Articulação de povos indígenas diz que interlocução piorou desde os anos Lula
Ele defende que a Secretaria de Comunicação da Presidência passe a privilegiar o contato “com a população, e não com os grandes meios de comunicação como é feito hoje”.
Para Sonia Guajajara, diretora da Apib (Articulação dos Povos Indígenas do Brasil), com Lula a relação entre índios e o governo foi “muito mais tranquila”.
O presidente participava das reuniões da Comissão Nacional de Política Indigenista (CNPI) e apoiou demandas do movimento, como a reformulação do sistema de saúde indígena e a criação da Política Nacional de Gestão Territorial e Ambiental de Terras Indígenas (PNGATI).
Segundo ela, nos anos Lula os índios também tinham melhor interlocução com os ministérios do Meio Ambiente e o de Desenvolvimento Social.
Já no governo Dilma, diz Guajajara, “não conseguimos construir nada diretamente com ela” e o contato com os ministérios também se fragilizou.

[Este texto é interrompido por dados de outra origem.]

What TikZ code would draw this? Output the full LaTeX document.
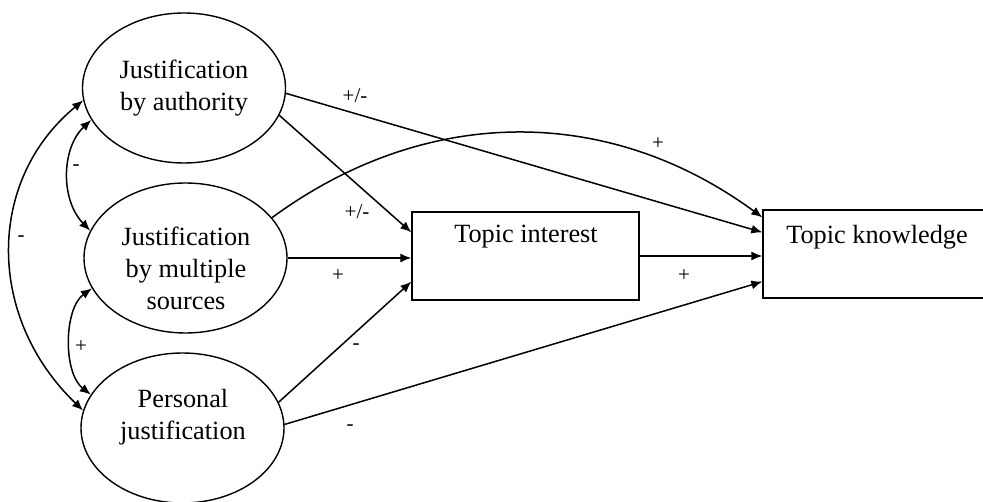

Os índios se reuniram com a presidente uma só vez, em meio aos protestos de junho. E no fim da gestão, passaram a recusar o contato com a Secretaria-Geral da Presidência – responsável pela ponte entre Planalto e movimentos sociais – após atritos em alguns episódios.
“Em Belo Monte, eles falavam uma coisa, mas não davam conta de cumprir. As lideranças foram perdendo a confiança.”
No Congresso, ouvem-se queixas semelhantes. Vice-líder da bancada do PMDB na Câmara, o deputado Marcelo Castro (PI) diz que “as negociações se arrastavam, e pessoas que falavam em nome do governo eram muitas vezes desautorizadas”.
Para ele, é preciso que as duas pastas que lidam diretamente com os congressistas (Casa Civil e Secretaria de Relações Institucionais) sejam chefiadas por “pessoas com estatura, que possam negociar em nome da presidenta e que tenham a confiança de que, fechando acordo, será cumprido”.
Castro, que está no Congresso há 16 anos, cobra ainda maior participação de Dilma nas negociações com o Legislativo.
“Como psiquiatra, posso dizer que, quanto mais distância há, há mais suspeita, desconfiança, dúvida. Quanto mais próximo, mais as diferenças diminuem.”
“O Lula tinha um excelente relacionamento com o Congresso, e esse patrimônio foi desgastado nos quatro anos da presidenta Dilma.”